— start Exercise data —
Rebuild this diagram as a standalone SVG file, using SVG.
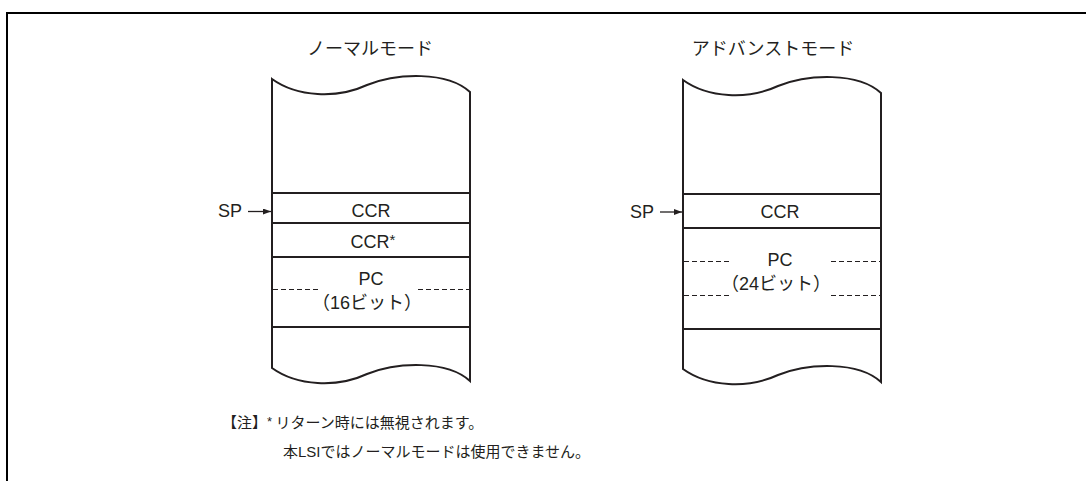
<svg xmlns="http://www.w3.org/2000/svg" width="1086" height="481" viewBox="0 0 1086 481">
<style>
.frame{fill:none;stroke:#000;stroke-width:2}
.col{fill:#fff;stroke:#231f20;stroke-width:2;stroke-linejoin:miter}
.row{stroke:#231f20;stroke-width:2;fill:none}
.dash{stroke:#231f20;stroke-width:1.1;stroke-dasharray:5 3;fill:none}
.lat{font-family:"Liberation Sans","Noto Sans CJK JP",sans-serif;font-size:18px;fill:#231f20}
.jp{font-family:"Noto Sans CJK JP",sans-serif;font-size:18px;fill:#231f20}
.note{font-family:"Noto Sans CJK JP",sans-serif;font-size:15px;fill:#231f20}
.mid{text-anchor:middle}
.arr{stroke:#231f20;stroke-width:1.3;fill:none}
</style>
<defs>
<marker id="ah" viewBox="0 0 8 6" refX="8" refY="3" markerWidth="8" markerHeight="6" markerUnits="userSpaceOnUse" orient="auto">
<path d="M0,0 L8,3 L0,6 Z" fill="#231f20"/>
</marker>
</defs>
<g id="frame">
<path class="frame" d="M7,481 L7,13 L1086,13"/>
</g>
<g id="normal-mode">
<text class="jp mid" x="370" y="55">ノーマルモード</text>
<path class="col" d="M272,79 C297,97 337,99 367,85 C397,73 447,71 470,92 L470,381 C447,360 397,362 367,374 C337,388 297,386 272,368 Z"/>
<line class="row" x1="272" y1="193" x2="470" y2="193"/>
<line class="row" x1="272" y1="223" x2="470" y2="223"/>
<line class="row" x1="272" y1="257" x2="470" y2="257"/>
<line class="row" x1="272" y1="327" x2="470" y2="327"/>
<line class="dash" x1="273" y1="289.5" x2="320" y2="289.5"/>
<line class="dash" x1="418" y1="289.5" x2="469" y2="289.5"/>
<text class="lat mid" x="371" y="217">CCR</text>
<text class="lat mid" x="373" y="248">CCR<tspan font-size="15" dy="-3">*</tspan></text>
<text class="lat mid" x="371" y="285">PC</text>
<text class="jp mid" x="367" y="309" font-size="16">（<tspan font-family="Liberation Sans">16</tspan>ビット）</text>
</g>
<g id="advanced-mode">
<text class="jp mid" x="773" y="55">アドバンストモード</text>
<path class="col" d="M683,80 C708,98 748,100 778,86 C808,74 858,72 881,93 L881,382 C858,361 808,363 778,375 C748,389 708,387 683,369 Z"/>
<line class="row" x1="683" y1="194" x2="881" y2="194"/>
<line class="row" x1="683" y1="228" x2="881" y2="228"/>
<line class="row" x1="683" y1="329" x2="881" y2="329"/>
<line class="dash" x1="684" y1="261.5" x2="732" y2="261.5"/>
<line class="dash" x1="831" y1="261.5" x2="880" y2="261.5"/>
<line class="dash" x1="684" y1="295.5" x2="732" y2="295.5"/>
<line class="dash" x1="831" y1="295.5" x2="880" y2="295.5"/>
<text class="lat mid" x="780" y="218">CCR</text>
<text class="lat mid" x="780" y="266">PC</text>
<text class="jp mid" x="776" y="290" font-size="16">（<tspan font-family="Liberation Sans">24</tspan>ビット）</text>
</g>
<g id="connectors">
<text class="lat" x="218" y="217">SP</text>
<line class="arr" x1="248" y1="211.5" x2="271" y2="211.5" marker-end="url(#ah)"/>
<text class="lat" x="630" y="218">SP</text>
<line class="arr" x1="660" y1="212" x2="682" y2="212" marker-end="url(#ah)"/>
</g>
<g id="note">
<text class="note" x="222" y="428">【注】<tspan font-family="Liberation Sans" font-size="13" dy="-2">*</tspan><tspan dy="2"> リターン時には無視されます。</tspan></text>
<text class="note" x="283" y="457">本<tspan font-family="Liberation Sans">LSI</tspan>ではノーマルモードは使用できません。</text>
</g>
</svg>
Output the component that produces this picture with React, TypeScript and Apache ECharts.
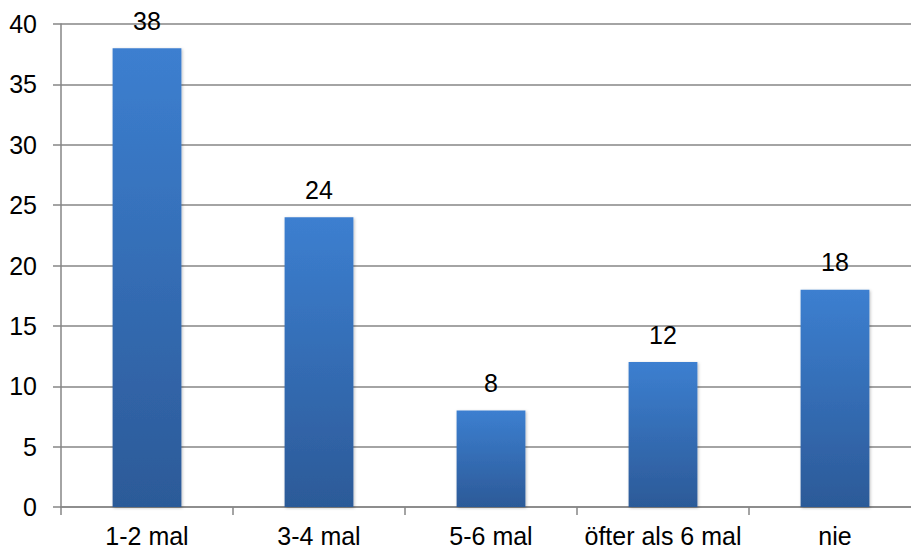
import React, { useEffect, useRef } from "react";
import * as echarts from "echarts";

const categories = ["1-2 mal", "3-4 mal", "5-6 mal", "öfter als 6 mal", "nie"];
const values = [38, 24, 8, 12, 18];
const yTicks = { min: 0, max: 40, interval: 5 };

const FONT = "'Liberation Sans', Arial, sans-serif";

export default function App() {
  const ref = useRef<HTMLDivElement>(null);
  useEffect(() => {
    const chart = echarts.init(ref.current!, undefined, { renderer: "svg" });
    const axisColor = "#868686";
    chart.setOption({
      animation: false,
      backgroundColor: "#ffffff",
      grid: { left: 61, right: 10, top: 24, bottom: 45, containLabel: false },
      xAxis: {
        type: "category",
        data: categories,
        boundaryGap: true,
        axisLine: { show: true, lineStyle: { color: axisColor, width: 1.5 } },
        axisTick: { show: true, length: 8, lineStyle: { color: axisColor, width: 1.5 } },
        axisLabel: {
          color: "#000",
          fontSize: 25,
          fontFamily: FONT,
          margin: 16,
          interval: 0,
        },
      },
      yAxis: {
        type: "value",
        min: yTicks.min,
        max: yTicks.max,
        interval: yTicks.interval,
        axisLine: { show: true, lineStyle: { color: axisColor, width: 1.5 } },
        axisTick: { show: true, length: 8, lineStyle: { color: axisColor, width: 1.5 } },
        splitLine: { show: true, lineStyle: { color: axisColor, width: 1.5 } },
        axisLabel: {
          color: "#000",
          fontSize: 25,
          fontFamily: FONT,
          margin: 24,
        },
      },
      series: [
        {
          type: "bar",
          data: values,
          barWidth: "40%",
          itemStyle: {
            color: new echarts.graphic.LinearGradient(0, 0, 0, 1, [
              { offset: 0, color: "#3c7fd0" },
              { offset: 1, color: "#2c5a98" },
            ]),
            shadowColor: "rgba(0,0,0,0.25)",
            shadowBlur: 3,
            shadowOffsetX: 1,
            shadowOffsetY: 1,
          },
          label: {
            show: true,
            position: "top",
            distance: 15,
            color: "#000",
            fontSize: 25,
            fontFamily: FONT,
          },
        },
      ],
    });
    return () => chart.dispose();
  }, []);
  return (
    <div
      style={{
        position: "absolute",
        left: 0,
        top: 0,
        width: 911,
        height: 552,
        overflow: "hidden",
      }}
    >
      <div ref={ref} style={{ width: 931, height: 552 }} />
    </div>
  );
}
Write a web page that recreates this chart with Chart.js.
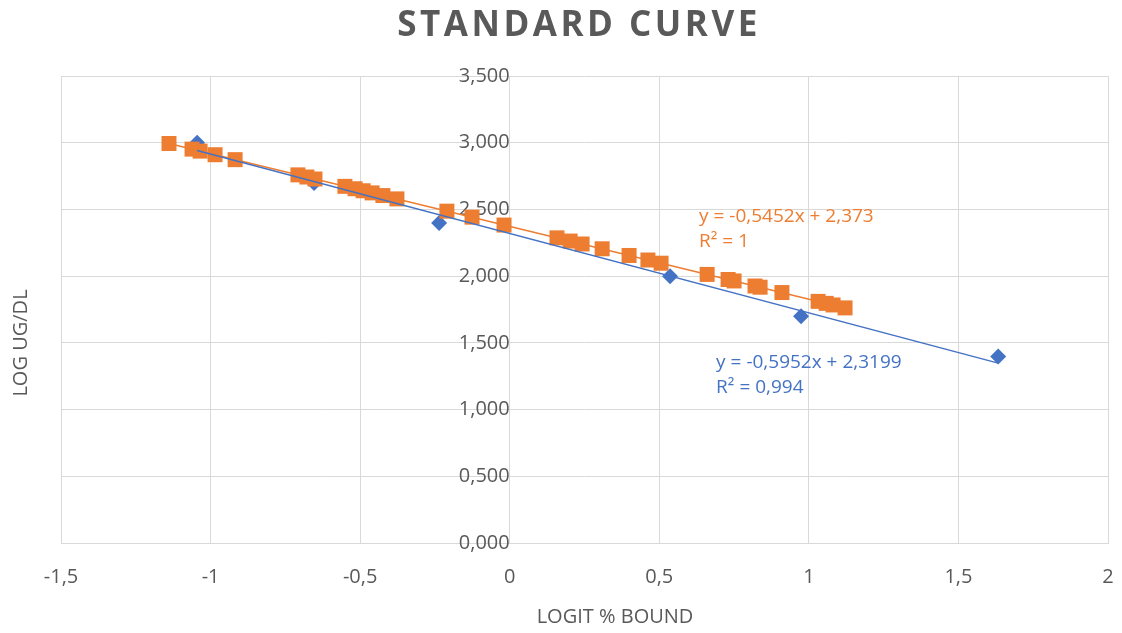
<!DOCTYPE html>
<html><head><meta charset="utf-8">
<script src="https://cdn.jsdelivr.net/npm/chart.js@4/dist/chart.umd.min.js"></script>
<style>html,body{margin:0;padding:0;background:#fff;overflow:hidden}#wrap{width:1122px;height:633px;position:relative}</style>
</head><body><div id="wrap"><canvas id="c"></canvas></div>
<script>
const chartTitle = 'STANDARD CURVE';
const xAxisTitle = 'LOGIT % BOUND';
const yAxisTitle = 'LOG UG/DL';

const xTickValues = [-1.5, -1, -0.5, 0, 0.5, 1, 1.5, 2];
const yTickValues = [0, 0.5, 1, 1.5, 2, 2.5, 3, 3.5];

// Series 1 (blue diamonds): standards
const standardX = [-1.045, -0.654, -0.236, 0.536, 0.974, 1.633];
const standardY = [3.000, 2.699, 2.398, 2.000, 1.699, 1.398];

// Series 2 (orange squares)
const sampleX = [-1.139, -1.062, -1.035, -0.985, -0.918, -0.708, -0.678, -0.651, -0.551, -0.517,
                 -0.490, -0.460, -0.424, -0.377, -0.210, -0.126, -0.019, 0.158, 0.202, 0.242,
                 0.309, 0.399, 0.462, 0.506, 0.660, 0.730, 0.750, 0.820, 0.837, 0.910,
                 1.031, 1.058, 1.081, 1.121];
const sampleY = [2.994, 2.952, 2.937, 2.910, 2.873, 2.759, 2.743, 2.728, 2.673, 2.655,
                 2.640, 2.624, 2.604, 2.579, 2.487, 2.442, 2.383, 2.287, 2.263, 2.241,
                 2.205, 2.155, 2.121, 2.097, 2.013, 1.975, 1.964, 1.926, 1.917, 1.877,
                 1.811, 1.796, 1.784, 1.762];

// Trendline equations shown on the chart
const standardFit = [-0.5952, 2.3199];
const sampleFit = [-0.5452, 2.373];
const standardLabel = ['y = -0,5952x + 2,3199', 'R² = 0,994'];
const sampleLabel = ['y = -0,5452x + 2,373', 'R² = 1'];
const standardLabelAt = [0.69, 1.352];
const sampleLabelAt = [0.633, 2.449];

const BLUE = '#4472C4';
const ORANGE = '#ED7D31';
const GRID = '#D9D9D9';
const TEXT = '#595959';

const toPts = (xs, ys) => xs.map((v, i) => ({x: v, y: ys[i]}));
const fitPts = (xs, fit) => {
  const lo = Math.min(...xs), hi = Math.max(...xs);
  return [{x: lo, y: fit[0] * lo + fit[1]}, {x: hi, y: fit[0] * hi + fit[1]}];
};
const fmtComma = (v, d) => (d == null ? String(Math.round(v * 10) / 10) : v.toFixed(d)).replace('.', ',');

const textPlugin = {
  id: 'texts',
  afterDraw(chart) {
    const {ctx} = chart;
    const xs = chart.scales.x, ys = chart.scales.y;
    ctx.save();
    ctx.textAlign = 'center';
    ctx.textBaseline = 'middle';
    ctx.fillStyle = TEXT;
    ctx.font = 'bold 35px "Open Sans"';
    if ('letterSpacing' in ctx) ctx.letterSpacing = '3.5px';
    ctx.fillText(chartTitle, 579, 26);
    if ('letterSpacing' in ctx) ctx.letterSpacing = '0px';
    ctx.font = '20px "Open Sans"';
    ctx.fillText(xAxisTitle, 615, 617);
    ctx.save();
    ctx.translate(21, 343);
    ctx.rotate(-Math.PI / 2);
    ctx.fillText(yAxisTitle, 0, 0);
    ctx.restore();
    ctx.textAlign = 'left';
    ctx.font = '19px "Open Sans"';
    const drawLabel = (lines, at, color) => {
      const px = xs.getPixelForValue(at[0]);
      const py = ys.getPixelForValue(at[1]);
      ctx.fillStyle = color;
      lines.forEach((t, i) => ctx.fillText(t, px, py + i * 25));
    };
    drawLabel(sampleLabel, sampleLabelAt, ORANGE);
    drawLabel(standardLabel, standardLabelAt, BLUE);
    ctx.restore();
  }
};

Chart.defaults.font.family = '"Open Sans"';
new Chart(document.getElementById('c'), {
  type: 'scatter',
  data: {
    datasets: [
      {label: 'Standard', data: toPts(standardX, standardY), pointStyle: 'rectRot', pointRadius: 8,
       pointHoverRadius: 8, backgroundColor: BLUE, borderColor: BLUE, borderWidth: 0, order: 4},
      {label: 'Sample', data: toPts(sampleX, sampleY), pointStyle: 'rect', pointRadius: 10.6,
       pointHoverRadius: 10.6, backgroundColor: ORANGE, borderColor: ORANGE, borderWidth: 0, order: 3},
      {label: 'Sample fit', type: 'line', data: fitPts(sampleX, sampleFit), borderColor: ORANGE,
       borderWidth: 1.5, pointRadius: 0, fill: false, order: 2},
      {label: 'Standard fit', type: 'line', data: fitPts(standardX, standardFit), borderColor: BLUE,
       borderWidth: 1.5, pointRadius: 0, fill: false, order: 1}
    ]
  },
  options: {
    responsive: true,
    maintainAspectRatio: false,
    animation: false,
    layout: {padding: {left: 61, right: 14, top: 76, bottom: 22}},
    plugins: {legend: {display: false}, title: {display: false}, tooltip: {enabled: false}},
    scales: {
      x: {
        type: 'linear', position: 'bottom', min: -1.5, max: 2,
        afterBuildTicks: s => { s.ticks = xTickValues.map(v => ({value: v})); },
        afterFit: s => { s.paddingRight = 6; s.paddingLeft = 20; },
        grid: {color: GRID, lineWidth: 1, drawTicks: false},
        border: {color: GRID},
        ticks: {color: TEXT, font: {size: 20}, padding: 22, maxRotation: 0, callback: v => fmtComma(v)}
      },
      y: {
        type: 'linear', position: {x: 0}, min: 0, max: 3.5,
        afterBuildTicks: s => { s.ticks = yTickValues.map(v => ({value: v})); },
        grid: {color: GRID, lineWidth: 1, drawTicks: false},
        border: {color: GRID},
        ticks: {color: TEXT, font: {size: 20}, padding: 22, callback: v => fmtComma(v, 3)}
      }
    }
  },
  plugins: [textPlugin]
});
</script></body></html>
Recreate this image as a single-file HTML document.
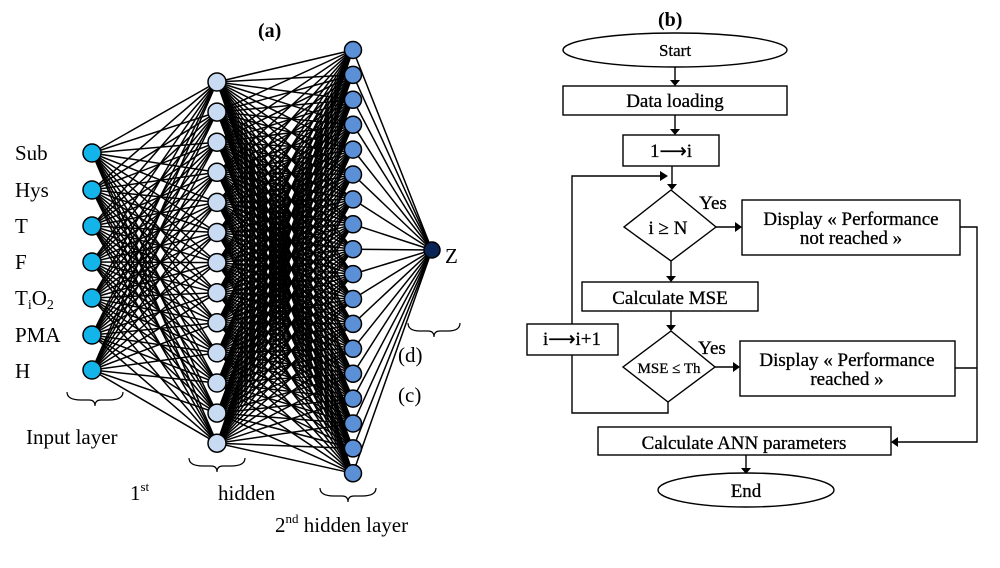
<!DOCTYPE html>
<html><head><meta charset="utf-8"><style>
html,body{margin:0;padding:0;background:#fff;width:1000px;height:568px;overflow:hidden}
svg{display:block}
text{font-family:"Liberation Serif",serif;fill:#000}
</style></head><body>
<svg id="s" width="1000" height="568" viewBox="0 0 1000 568" xmlns="http://www.w3.org/2000/svg">
<g id="edges" stroke="#000" stroke-width="1.5"></g>
<g id="nodes" stroke="#000" stroke-width="1.5"></g>
<text x="258" y="37" font-size="20" font-weight="bold">(a)</text>
<g font-size="21">
<text x="15" y="160">Sub</text>
<text x="15" y="197">Hys</text>
<text x="15" y="233">T</text>
<text x="15" y="269">F</text>
<text x="15" y="305">T<tspan font-size="14" dy="4">i</tspan><tspan dy="-4">O</tspan><tspan font-size="14" dy="4">2</tspan></text>
<text x="15" y="342">PMA</text>
<text x="15" y="378">H</text>
<text x="445" y="263">Z</text>
<text x="26" y="444">Input layer</text>
<text x="130" y="500">1<tspan font-size="13" dy="-9">st</tspan></text>
<text x="218" y="500">hidden</text>
<text x="275" y="532">2<tspan font-size="13" dy="-9">nd</tspan><tspan dy="9"> hidden layer</tspan></text>
<text x="398" y="362">(d)</text>
<text x="398" y="402">(c)</text>
</g>
<g fill="none" stroke="#000" stroke-width="1.2">
<path d="M67,392 q0,8 14,8 h8 q6,0 6,6 q0,-6 6,-6 h8 q14,0 14,-8"/>
<path d="M189,458 q0,8 14,8 h8 q6,0 6,6 q0,-6 6,-6 h8 q14,0 14,-8"/>
<path d="M320,488 q0,8 14,8 h8 q6,0 6,6 q0,-6 6,-6 h8 q14,0 14,-8"/>
<path d="M408,323 q0,8 12,8 h8 q6,0 6,6 q0,-6 6,-6 h8 q12,0 12,-8"/>
</g>
<!-- flowchart -->
<text x="658" y="26" font-size="20" font-weight="bold">(b)</text>
<g fill="none" stroke="#000" stroke-width="1.4">
<ellipse cx="675" cy="50" rx="112" ry="17"/>
<rect x="563" y="86" width="224" height="29"/>
<rect x="623" y="135" width="96" height="31"/>
<polygon points="671,190 716,227 671,261 624,227"/>
<rect x="742" y="200" width="218" height="55"/>
<rect x="582" y="282" width="176" height="29"/>
<polygon points="671,331 715,367 668,402 623,367"/>
<rect x="740" y="341" width="215" height="55"/>
<rect x="527" y="324" width="91" height="31"/>
<rect x="598" y="427" width="293" height="28"/>
<ellipse cx="746" cy="490" rx="88" ry="17"/>
<path d="M675,67 V80 M675,115 V129 M672,166 V184 M572,324 V176 H660 M668,402 V413 H572 V355 M671,261 V276 M671,311 V325 M716,227 H735 M715,367 H733 M960,227 H977 V442 H898 M955,368 H977 M746,455 V468"/>
</g>
<g fill="#000">
<polygon points="670,80 680,80 675,86"/>
<polygon points="670,129 680,129 675,135"/>
<polygon points="667,184 677,184 672,190"/>
<polygon points="660,171 660,181 668,176"/>
<polygon points="666,276 676,276 671,282"/>
<polygon points="666,325 676,325 671,331"/>
<polygon points="735,222 735,232 742,227"/>
<polygon points="733,362 733,372 740,367"/>
<polygon points="898,437 898,447 891,442"/>
<polygon points="741,468 751,468 746,474"/>
</g>
<g font-size="19" text-anchor="middle" stroke="#000" stroke-width="0.3">
<text x="675" y="56" font-size="17">Start</text>
<text x="675" y="107">Data loading</text>
<text x="671" y="157">1⟶i</text>
<text x="668" y="234">i ≥ N</text>
<text x="851" y="225">Display « Performance</text>
<text x="851" y="244">not reached »</text>
<text x="670" y="304">Calculate MSE</text>
<text x="669" y="373" font-size="15">MSE ≤ Th</text>
<text x="847" y="366">Display « Performance</text>
<text x="847" y="385">reached »</text>
<text x="572" y="345">i⟶i+1</text>
<text x="744" y="449">Calculate ANN parameters</text>
<text x="746" y="497">End</text>
<text x="713" y="209">Yes</text>
<text x="712" y="354">Yes</text>
</g>
</svg>
<script>
var NS="http://www.w3.org/2000/svg",E=document.getElementById('edges'),N=document.getElementById('nodes');
var L0=[153,190,226,262,298,335,370].map(y=>[92,y]);
var L1=[];for(var i=0;i<13;i++)L1.push([217,82+i*30.1]);
var L2=[];for(var i=0;i<18;i++)L2.push([353,50+i*24.9]);
var L3=[[432,250]];
function con(A,B){A.forEach(a=>B.forEach(b=>{var l=document.createElementNS(NS,'line');l.setAttribute('x1',a[0]);l.setAttribute('y1',a[1]);l.setAttribute('x2',b[0]);l.setAttribute('y2',b[1]);E.appendChild(l);}));}
con(L0,L1);con(L1,L2);con(L2,L3);
function dr(A,r,f){A.forEach(a=>{var c=document.createElementNS(NS,'circle');c.setAttribute('cx',a[0]);c.setAttribute('cy',a[1]);c.setAttribute('r',r);c.setAttribute('fill',f);N.appendChild(c);});}
dr(L0,9,'#12b4ea');dr(L1,9,'#c9dbf2');dr(L2,8.5,'#5b8fd6');dr(L3,8,'#0a2456');
</script>
</body></html>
— end Exercise data —
Your task: Copy the lines above exactly, starting at the one with "Output the component" and ending at the one with "import * as", both included. Leave out any pictures and add nothing else.

Response to this exercise:
Output the component that produces this picture with React, TypeScript and Apache ECharts.
import React, { useEffect, useRef } from "react";
import * as echarts from "echarts";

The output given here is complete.